Eles tinham ganho à Inglaterra e eram autênticos guerreiros, muito corajosos. Iam a todas as bolas com uma energia. Fizeram o 1-0 mas nós empatámos pelo Protasov. Mais uma vez, o passe foi meu.

Quando chegou o jogo com a Inglaterra, já estavam apurados então?

Isso.

Mas deram 3-1.

Foi um… [o tradutor diz-nos espancamento mas talvez seja demasiado forte, ou não!] Coitados deles, ainda estavam esperançados em sair do Euro a ganhar mas não lhes demos hipótese sequer de levantar a cabeça.
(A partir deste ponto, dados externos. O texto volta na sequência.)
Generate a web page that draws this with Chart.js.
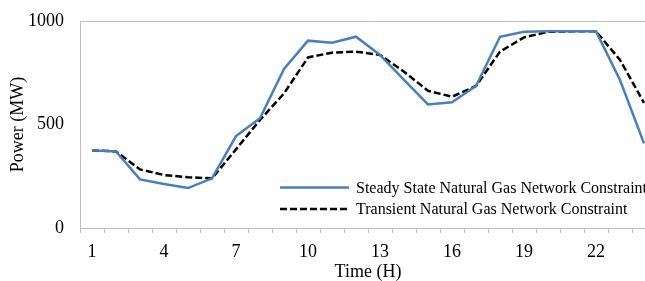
<!DOCTYPE html>
<html>
<head>
<meta charset="utf-8">
<script src="https://cdn.jsdelivr.net/npm/chart.js@4.4.0/dist/chart.umd.min.js"></script>
<style>
  html, body { margin: 0; padding: 0; background: #fff; overflow: hidden; }
  #wrap { width: 656px; height: 281px; }
</style>
</head>
<body>
<div id="wrap"><canvas id="mycanvas" width="656" height="281"></canvas></div>
<script>
var hours = [1,2,3,4,5,6,7,8,9,10,11,12,13,14,15,16,17,18,19,20,21,22,23,24];
var steadyState = [375,370,235,213,193,240,444,530,768,905,895,924,836,716,597,607,686,924,948,950,950,950,715,409];
var transient = [375,370,283,256,245,240,380,522,650,824,847,852,836,755,663,634,686,852,921,948,950,950,812,605];
var yTicks = [0, 500, 1000];
var legendNames = ['Steady State Natural Gas Network Constraint', 'Transient Natural Gas Network Constraint'];

var serif = "'Liberation Serif', 'Times New Roman', serif";
var axisGray = '#bfbfbf';

// legend sits inside the plot, lower right
var legendBox = {
	id: 'legendBox',
	afterDraw: function(chart) {
		var c = chart.ctx;
		var rows = [
			{ y: 187.5, color: '#4a7ebb', dash: [] },
			{ y: 209, color: '#000000', dash: [7, 3] }
		];
		c.save();
		c.font = '16px ' + serif;
		c.textBaseline = 'middle';
		c.fillStyle = '#000';
		for (var i = 0; i < rows.length; i++) {
			c.beginPath();
			c.setLineDash(rows[i].dash);
			c.strokeStyle = rows[i].color;
			c.lineWidth = 2.5;
			c.moveTo(280, rows[i].y);
			c.lineTo(349, rows[i].y);
			c.stroke();
			c.fillText(legendNames[i], 356, rows[i].y + 1);
		}
		c.restore();
	}
};

var chartdata = {
	labels: hours,
	datasets: [
		{
			label: legendNames[0],
			data: steadyState,
			borderColor: '#4a7ebb',
			backgroundColor: '#4a7ebb',
			borderWidth: 2.5,
			pointRadius: 0,
			tension: 0,
			fill: false
		},
		{
			label: legendNames[1],
			data: transient,
			borderColor: '#000000',
			backgroundColor: '#000000',
			borderWidth: 2.5,
			borderDash: [7, 3],
			pointRadius: 0,
			tension: 0,
			fill: false
		}
	]
};

var ctx = document.getElementById('mycanvas');

var lineGraph = new Chart(ctx, {
	type: 'line',
	data: chartdata,
	options: {
		responsive: false,
		animation: false,
		layout: { padding: { top: 21, right: 0, left: 0, bottom: 0 } },
		plugins: {
			legend: { display: false },
			tooltip: { enabled: false }
		},
		scales: {
			x: {
				offset: true,
				grid: {
					offset: true,
					drawOnChartArea: false,
					drawTicks: true,
					tickLength: 5,
					color: axisGray
				},
				border: { color: axisGray, width: 1 },
				ticks: {
					autoSkip: false,
					maxRotation: 0,
					padding: 8,
					color: '#000',
					font: { family: serif, size: 18 },
					callback: function(val, idx) {
						return idx % 3 === 0 ? hours[idx] : '';
					}
				},
				title: {
					display: true,
					text: 'Time (H)',
					color: '#000',
					font: { family: serif, size: 18, lineHeight: 1 },
					padding: { top: 0, bottom: 0 }
				},
				afterFit: function(scale) { scale.height = 53; }
			},
			y: {
				min: 0,
				max: 1000,
				afterBuildTicks: function(scale) {
					scale.ticks = yTicks.map(function(v) { return { value: v }; });
				},
				grid: {
					drawTicks: false,
					color: function(c) { return c.tick && c.tick.value === 1000 ? axisGray : 'rgba(0,0,0,0)'; }
				},
				border: { color: axisGray, width: 1 },
				ticks: {
					padding: 16,
					color: '#000',
					font: { family: serif, size: 18 },
					callback: function(val) { return String(val); }
				},
				title: {
					display: true,
					text: 'Power (MW)',
					color: '#000',
					font: { family: serif, size: 18 },
					padding: { top: 7, bottom: 0 }
				},
				afterFit: function(scale) {
					scale.width = 80;
					// tick padding would otherwise push the plot top down
					scale.paddingTop = 11;
					scale.paddingBottom = 11;
				}
			}
		}
	},
	plugins: [legendBox]
});
</script>
</body>
</html>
Aparece a Itália na meia-final.

Não joguei por lesão mas foi o jogo mais inesquecível dessa campanha. Os italianos não respiraram [a posse de bola dos soviéticos foi de 68 por cento] e olhe que já estavam avisados. Em Fevereiro desse ano, fomos a Bari ganhar-lhes 4-1. Em Estugarda, foi “só” 2-0.

Falta a final, com a Holanda.

Tenho mesmo de falar disso?

Já sei que falhou um penálti…

Falhar um penálti? Quando havia 0-0, o Gotsmanov deu-me uma bola para golo e atirei para as nuvens. Com 1-0, acertei no poste. E só depois, com 2-0 naquele pontapé um num milhão do Van Basten, é que falhei o penálti. Foi uma tarde francamente negativa e o Lobanovski que me poupara no jogo com a Itália para ser o ás de trunfo dessa final.

O que lhe disse Lobanovski?

Lembrou-me casos de grandes jogadores com penáltis falhados, como Maradona. Mas isso serviu de pouco. Durante uma semana, nem dormi.

E agora?

Vou à pesca. Tem mesmo de ser. Adeus.

Belanov entra no seu Volvo azul-escuro e sai de cena. Nós vamos para o aeroporto. Segue-se Viena, Moscovo (grrr), Donetsk e penáltis (grrrrrr).